Reviewed by Anne Wollenberg
Stars Emmanuelle Béart, Rufus Sewell, Julie Dreyfus, Petch Osanthanugrah, Amporn Pankratok, Josse De Pauw, Joey Boy, Teerawat Mulvilai, Saichia Wongwirot
Written by Oliver Blackburn, Fabrice Du Welz & David Greig
Certification UK 18 | US R
Runtime 97 minutes
Directed by Fabrice Du Welz
Belgian director Fabrice Du Welz mines that ever-ripe source of plot material, the missing child, in this psychological horror. Vinyan takes its name from a Thai term for a lost, angry spirit, and its inspiration from 1976 Spanish horror Who Can Kill a Child? along with more predictable sources such as Don’t Look Now.

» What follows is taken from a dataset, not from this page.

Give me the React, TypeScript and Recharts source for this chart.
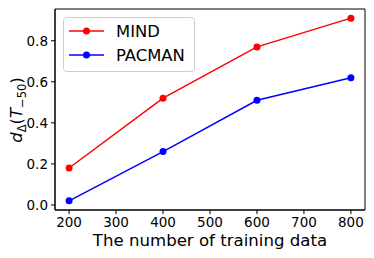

Jeanne (Béart) and Paul Belhmer (Sewell) lost their young son in the South-East Asian tsunami. A blurred figure in documentary footage of Burmese orphans convinces her that he’s still alive and has been kidnapped by human traffickers. On the Thai-Burmese border, the desperate couple bribe gangster Thaksin Gao (Osanthanugrah) to help with their search. Deep in desolate jungle, they encounter a tribe of terrifying children.
One of Vinyan’s most memorable, harrowing shots depicts a group of laughing children throwing stones at a man’s inert body. In another, traffickers offer a young boy to the couple and desperate, grieving Jeanne believes he’s actually her son. Handheld camera-work helps build an atmosphere of dread, assisted by sparse, careful use of audio, while the jungle footage is both lush and menacing. Technically, the film shines. Its depiction of a couple driven to desperation is also effective, which is largely down to a consumate performance from Béart, but there’s too much that jars.
Caught between its attempts to be a ghost story and an emotional drama, Vinyan masters neither. As it moves from civilisation to wilderness to spirit world, it sacrifices substance and emotional resonance for obvious effect. Internet buzz pegged Vinyan as an extreme horror, but in reality it’s an initially strong study of grief that gives way to cheap thrills.